V-Net was trained on the water-only images from the augmented training dataset using NiftyNet (Version 0.2.2, spatial window = 256 × 256, window orientation = axial, padding = 128 × 128, learning rate = 0.001, optimizer = Adam, loss function = DICE, decay = 0.0001, samples per volume = 30, window sampling = uniform, batch size = 30). NiftyNet is an open-source CNN platform built on TensorFlow (Version 1.7) in Python (Version 2.7) and designed specifically for medical imaging analysis27. Prior to training, histogram standardization was performed, the images were resampled to 0.5 × 0.5 × 0.5 mm3, mean-centered (i.e., mean subtracted from each image), and normalized by their standard deviation.
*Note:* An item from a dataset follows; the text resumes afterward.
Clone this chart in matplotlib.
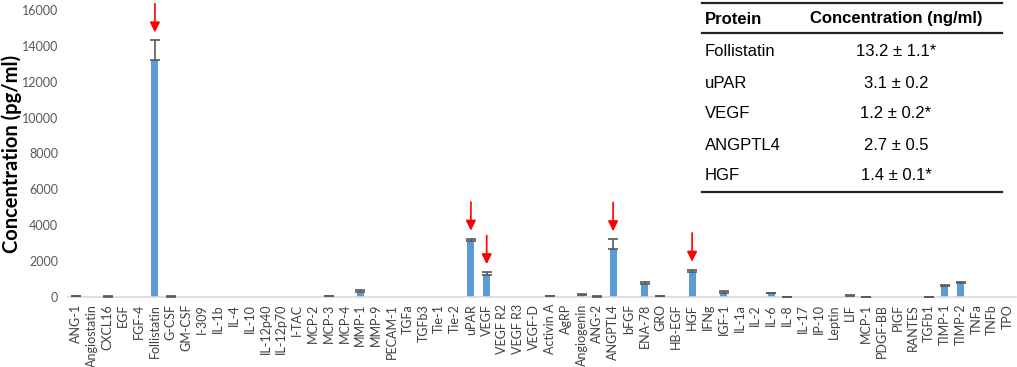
import matplotlib
matplotlib.use('Agg')
import matplotlib.pyplot as plt
from matplotlib.lines import Line2D
import numpy as np

proteins = ['ANG-1', 'Angiostatin', 'CXCL16', 'EGF', 'FGF-4', 'Follistatin', 'G-CSF', 'GM-CSF',
            'I-309', 'IL-1b', 'IL-4', 'IL-10', 'IL-12p40', 'IL-12p70', 'I-TAC', 'MCP-2', 'MCP-3',
            'MCP-4', 'MMP-1', 'MMP-9', 'PECAM-1', 'TGFa', 'TGFb3', 'Tie-1', 'Tie-2', 'uPAR', 'VEGF',
            'VEGF R2', 'VEGF R3', 'VEGF-D', 'Activin A', 'AgRP', 'Angiogenin', 'ANG-2', 'ANGPTL4',
            'bFGF', 'ENA-78', 'GRO', 'HB-EGF', 'HGF', 'IFNg', 'IGF-1', 'IL-1a', 'IL-2', 'IL-6',
            'IL-8', 'IL-17', 'IP-10', 'Leptin', 'LIF', 'MCP-1', 'PDGF-BB', 'PIGF', 'RANTES',
            'TGFb1', 'TIMP-1', 'TIMP-2', 'TNFa', 'TNFb', 'TPO']

conc = [40, 0, 10, 0, 0, 13200, 10, 0,
        0, 0, 0, 0, 0, 0, 0, 0, 40,
        0, 300, 0, 0, 0, 0, 0, 0, 3100, 1200,
        0, 0, 0, 40, 0, 100, 20, 2700,
        0, 750, 40, 0, 1400, 0, 200, 0, 0, 200,
        10, 0, 0, 0, 80, 10, 0, 0, 0,
        10, 600, 800, 0, 0, 0]

err = [30, 0, 20, 0, 0, 1100, 20, 0,
       0, 0, 0, 0, 0, 0, 0, 0, 30,
       0, 70, 0, 0, 0, 0, 0, 0, 150, 180,
       0, 0, 0, 30, 0, 40, 20, 520,
       0, 100, 30, 0, 120, 0, 120, 0, 0, 40,
       15, 0, 0, 0, 30, 15, 0, 0, 0,
       15, 60, 60, 0, 0, 0]

marked = ['Follistatin', 'uPAR', 'VEGF', 'ANGPTL4', 'HGF']

tbl_protein = ['Follistatin', 'uPAR', 'VEGF', 'ANGPTL4', 'HGF']
tbl_conc = ['13.2 \u00b1 1.1*', '3.1 \u00b1 0.2', '1.2 \u00b1 0.2*', '2.7 \u00b1 0.5', '1.4 \u00b1 0.1*']

W, H = 1017, 367
fig = plt.figure(figsize=(W / 100, H / 100), dpi=100)
ax = fig.add_axes([68 / W, 1 - 297 / H, (1016 - 68) / W, (297 - 10) / H])

x = np.arange(len(proteins))
conc_a = np.array(conc, dtype=float)
err_a = np.array(err, dtype=float)
ax.bar(x, conc_a, width=0.45, color='#5B9BD5', zorder=2)
has = err_a > 0
ax.errorbar(x[has], conc_a[has], yerr=[np.zeros(has.sum()), err_a[has]], fmt='none',
            ecolor='#595959', elinewidth=1.2, capsize=3.5, capthick=1.2, zorder=3)

# red arrows
for name in marked:
    i = proteins.index(name)
    top = conc[i] + err[i] + 450
    ax.annotate('', xy=(i, top), xytext=(i, top + 1600),
                arrowprops=dict(arrowstyle='-|>', color='red', lw=1.2,
                                mutation_scale=15, shrinkA=0, shrinkB=0),
                annotation_clip=False)

ax.set_xlim(-0.5, len(proteins) - 0.5)
ax.set_ylim(0, 16000)
ax.set_yticks(range(0, 16001, 2000))
ax.set_xticks(x)
ax.set_xticklabels(proteins, rotation=90, fontsize=9, family='Lato', color='#404040')
ax.tick_params(axis='x', length=0, pad=5)
ax.tick_params(axis='y', length=0, labelsize=9, labelcolor='#595959', pad=7)
for lab in ax.get_yticklabels():
    lab.set_family('Lato')
for s in ['top', 'right', 'left']:
    ax.spines[s].set_visible(False)
ax.spines['bottom'].set_color('#D9D9D9')
ax.spines['bottom'].set_linewidth(1.2)
ax.set_ylabel('Concentration (pg/ml)', fontsize=14.5, fontweight='bold', family='Lato')
ax.yaxis.set_label_coords(-(68 - 22) / 948, 0.5)

# table in upper right
def fx(px):
    return px / W

def fy(py):
    return 1 - py / H

for py in [3, 33, 192]:
    fig.add_artist(Line2D([fx(702), fx(1002)], [fy(py), fy(py)], color='#222222', lw=1.6))

fig.text(fx(705), fy(19), 'Protein', fontsize=12, fontweight='bold', family='Liberation Sans',
         va='center', ha='left')
fig.text(fx(896), fy(19), 'Concentration (ng/ml)', fontsize=12, fontweight='bold',
         family='Liberation Sans', va='center', ha='center')
row_y = [52, 83, 114, 146, 176]
for py, p, c in zip(row_y, tbl_protein, tbl_conc):
    fig.text(fx(705), fy(py), p, fontsize=12, family='Liberation Sans', va='center', ha='left')
    fig.text(fx(896), fy(py), c, fontsize=12, family='Liberation Sans', va='center', ha='center')

fig.savefig('out.png', dpi=100)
The V-Net model was initialized with random weights, and training was completed once the average DICE plateaued on the validation dataset.

Performance

Performance of the CNN was assessed using DICE, Jaccard index, conformity coefficient, true positive rate, true negative rate, positive predictive value, and volume ratio (Table 3)34. Muscle volume and MFI were measured for the left and right deep cervical extensors using the segmentation masks from each rater and the CNN model. MFI was calculated as the average fat-only signal divided by the sum of the average fat-only signal and the average water-only signal multiplied by 100. Reliability between the raters and the CNN was assessed using intraclass correlation coefficients (ICC2,1), Pearson correlations, and Bland-Altman plots.

Table 3 Segmentation Performance Metrics.

Clinical measures

To investigate the association of the CNN muscle volume and MFI and the clinical measures, the complete dataset (n = 39) was then input into the trained CNN, and segmentation masks were generated. The left and right muscle volume and MFI of the deep cervical extensors were then calculated and averaged. For pain, the 11-point numerical pain rating scale (NPRS) with anchors of “no pain” (0) and “extreme pain” (10) was used to assess neck pain35. Neck-related function was assessed with the NDI36. The NDI is a 10-item scaled questionnaire that assesses disability and functioning specific to the neck. The scores range from 0 to 100, and higher values indicate more neck-related disability in daily activities.

Relationships between muscle volume and MFI, and the clinical measures of pain and neck-related disability, were assessed with partial Pearson correlations correcting for age, gender, and BMI. We hypothesized that lower muscle volume and higher MFI would be correlated with higher pain and disability. Next, we divided the dataset into groups of recovered (NDI ≤ 28) versus persisting whiplash (NDI > 28) using the NDI at 3 months post MVC. Differences in average muscle volume and MFI between the recovered and persistent groups were assessed with independent samples t-tests after correcting for age, gender, and BMI. We hypothesized that the group reporting persistent disability and higher pain intensity would have lower muscle volume and increased MFI compared to the recovered group. As the hypotheses were directional, one-tailed tests were performed with an α < 0.05 considered statistically significant. Statistical analyses were performed using IBM SPSS Statistics (Version 21, Armonk, NY, USA).